## EXERCISE GOAL
Repeat the lines below exactly as they appear, but leave out the images.

## DATA LINES
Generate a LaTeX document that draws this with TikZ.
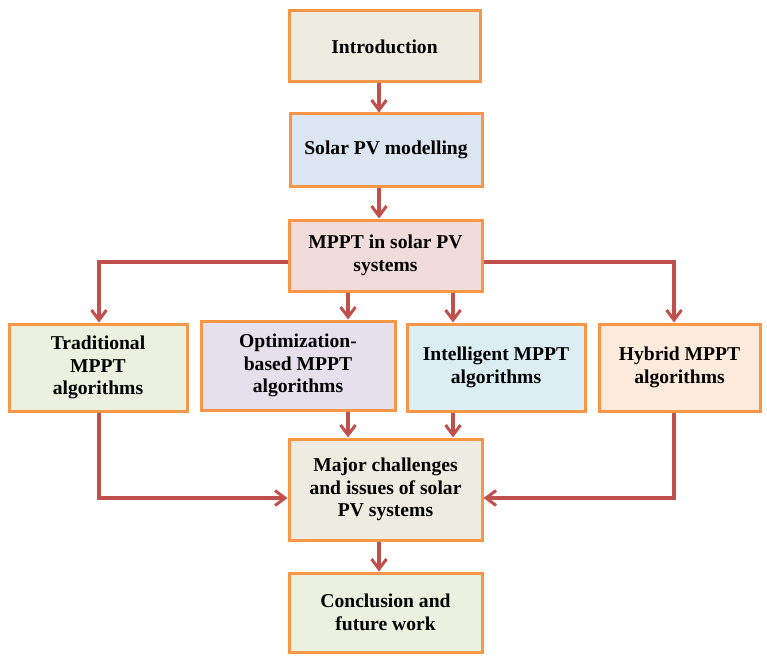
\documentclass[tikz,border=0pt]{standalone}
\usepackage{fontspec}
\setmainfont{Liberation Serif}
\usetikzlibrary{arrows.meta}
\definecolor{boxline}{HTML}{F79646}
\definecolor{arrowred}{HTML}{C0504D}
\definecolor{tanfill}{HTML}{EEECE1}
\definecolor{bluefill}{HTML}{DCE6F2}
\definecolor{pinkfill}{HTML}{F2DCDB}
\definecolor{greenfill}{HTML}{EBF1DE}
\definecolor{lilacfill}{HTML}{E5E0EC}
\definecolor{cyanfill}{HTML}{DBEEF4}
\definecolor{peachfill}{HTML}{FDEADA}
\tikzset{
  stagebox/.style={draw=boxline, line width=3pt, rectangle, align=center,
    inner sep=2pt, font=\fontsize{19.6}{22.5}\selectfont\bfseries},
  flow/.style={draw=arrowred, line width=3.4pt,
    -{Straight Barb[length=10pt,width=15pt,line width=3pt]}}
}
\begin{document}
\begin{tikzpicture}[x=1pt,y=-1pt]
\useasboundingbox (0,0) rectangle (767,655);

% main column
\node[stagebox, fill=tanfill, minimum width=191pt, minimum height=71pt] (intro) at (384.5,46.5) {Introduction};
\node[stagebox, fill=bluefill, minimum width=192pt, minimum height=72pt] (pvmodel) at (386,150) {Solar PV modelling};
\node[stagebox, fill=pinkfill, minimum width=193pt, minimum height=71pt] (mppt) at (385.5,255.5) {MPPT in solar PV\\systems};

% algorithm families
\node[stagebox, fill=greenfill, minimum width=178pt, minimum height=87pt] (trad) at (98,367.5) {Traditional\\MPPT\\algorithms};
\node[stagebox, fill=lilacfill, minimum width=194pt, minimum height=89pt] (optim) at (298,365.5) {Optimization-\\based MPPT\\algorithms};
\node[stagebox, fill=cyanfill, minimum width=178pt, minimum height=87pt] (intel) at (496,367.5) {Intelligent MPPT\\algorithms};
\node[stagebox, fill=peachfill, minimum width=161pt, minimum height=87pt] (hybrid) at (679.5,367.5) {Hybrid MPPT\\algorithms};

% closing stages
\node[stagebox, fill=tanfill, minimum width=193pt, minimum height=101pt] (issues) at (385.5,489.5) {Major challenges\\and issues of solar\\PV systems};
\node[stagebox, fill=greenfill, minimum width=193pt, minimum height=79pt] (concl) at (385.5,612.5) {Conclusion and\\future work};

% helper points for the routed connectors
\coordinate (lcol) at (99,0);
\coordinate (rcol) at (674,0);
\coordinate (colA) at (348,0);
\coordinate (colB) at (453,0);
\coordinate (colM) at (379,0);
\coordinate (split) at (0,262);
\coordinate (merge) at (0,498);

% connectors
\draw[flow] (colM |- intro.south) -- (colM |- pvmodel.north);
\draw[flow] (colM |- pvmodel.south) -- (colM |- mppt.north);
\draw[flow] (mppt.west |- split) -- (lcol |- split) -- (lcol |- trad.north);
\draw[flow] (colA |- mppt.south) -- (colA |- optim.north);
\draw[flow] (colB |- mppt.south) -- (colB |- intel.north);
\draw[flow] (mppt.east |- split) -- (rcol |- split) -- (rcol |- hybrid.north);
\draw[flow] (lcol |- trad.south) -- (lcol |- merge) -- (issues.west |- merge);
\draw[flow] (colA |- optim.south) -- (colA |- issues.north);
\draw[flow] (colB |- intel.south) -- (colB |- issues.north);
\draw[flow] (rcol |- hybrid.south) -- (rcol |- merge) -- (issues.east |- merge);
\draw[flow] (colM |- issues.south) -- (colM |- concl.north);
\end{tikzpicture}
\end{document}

## WRITTEN ANSWER
Generate a LaTeX document that draws this with TikZ.
\documentclass[tikz,border=0pt]{standalone}
\usepackage{fontspec}
\setmainfont{Liberation Serif}
\usetikzlibrary{arrows.meta}
\definecolor{boxline}{HTML}{F79646}
\definecolor{arrowred}{HTML}{C0504D}
\definecolor{tanfill}{HTML}{EEECE1}
\definecolor{bluefill}{HTML}{DCE6F2}
\definecolor{pinkfill}{HTML}{F2DCDB}
\definecolor{greenfill}{HTML}{EBF1DE}
\definecolor{lilacfill}{HTML}{E5E0EC}
\definecolor{cyanfill}{HTML}{DBEEF4}
\definecolor{peachfill}{HTML}{FDEADA}
\tikzset{
  stagebox/.style={draw=boxline, line width=3pt, rectangle, align=center,
    inner sep=2pt, font=\fontsize{19.6}{22.5}\selectfont\bfseries},
  flow/.style={draw=arrowred, line width=3.4pt,
    -{Straight Barb[length=10pt,width=15pt,line width=3pt]}}
}
\begin{document}
\begin{tikzpicture}[x=1pt,y=-1pt]
\useasboundingbox (0,0) rectangle (767,655);

% main column
\node[stagebox, fill=tanfill, minimum width=191pt, minimum height=71pt] (intro) at (384.5,46.5) {Introduction};
\node[stagebox, fill=bluefill, minimum width=192pt, minimum height=72pt] (pvmodel) at (386,150) {Solar PV modelling};
\node[stagebox, fill=pinkfill, minimum width=193pt, minimum height=71pt] (mppt) at (385.5,255.5) {MPPT in solar PV\\systems};

% algorithm families
\node[stagebox, fill=greenfill, minimum width=178pt, minimum height=87pt] (trad) at (98,367.5) {Traditional\\MPPT\\algorithms};
\node[stagebox, fill=lilacfill, minimum width=194pt, minimum height=89pt] (optim) at (298,365.5) {Optimization-\\based MPPT\\algorithms};
\node[stagebox, fill=cyanfill, minimum width=178pt, minimum height=87pt] (intel) at (496,367.5) {Intelligent MPPT\\algorithms};
\node[stagebox, fill=peachfill, minimum width=161pt, minimum height=87pt] (hybrid) at (679.5,367.5) {Hybrid MPPT\\algorithms};

% closing stages
\node[stagebox, fill=tanfill, minimum width=193pt, minimum height=101pt] (issues) at (385.5,489.5) {Major challenges\\and issues of solar\\PV systems};
\node[stagebox, fill=greenfill, minimum width=193pt, minimum height=79pt] (concl) at (385.5,612.5) {Conclusion and\\future work};

% helper points for the routed connectors
\coordinate (lcol) at (99,0);
\coordinate (rcol) at (674,0);
\coordinate (colA) at (348,0);
\coordinate (colB) at (453,0);
\coordinate (colM) at (379,0);
\coordinate (split) at (0,262);
\coordinate (merge) at (0,498);

% connectors
\draw[flow] (colM |- intro.south) -- (colM |- pvmodel.north);
\draw[flow] (colM |- pvmodel.south) -- (colM |- mppt.north);
\draw[flow] (mppt.west |- split) -- (lcol |- split) -- (lcol |- trad.north);
\draw[flow] (colA |- mppt.south) -- (colA |- optim.north);
\draw[flow] (colB |- mppt.south) -- (colB |- intel.north);
\draw[flow] (mppt.east |- split) -- (rcol |- split) -- (rcol |- hybrid.north);
\draw[flow] (lcol |- trad.south) -- (lcol |- merge) -- (issues.west |- merge);
\draw[flow] (colA |- optim.south) -- (colA |- issues.north);
\draw[flow] (colB |- intel.south) -- (colB |- issues.north);
\draw[flow] (rcol |- hybrid.south) -- (rcol |- merge) -- (issues.east |- merge);
\draw[flow] (colM |- issues.south) -- (colM |- concl.north);
\end{tikzpicture}
\end{document}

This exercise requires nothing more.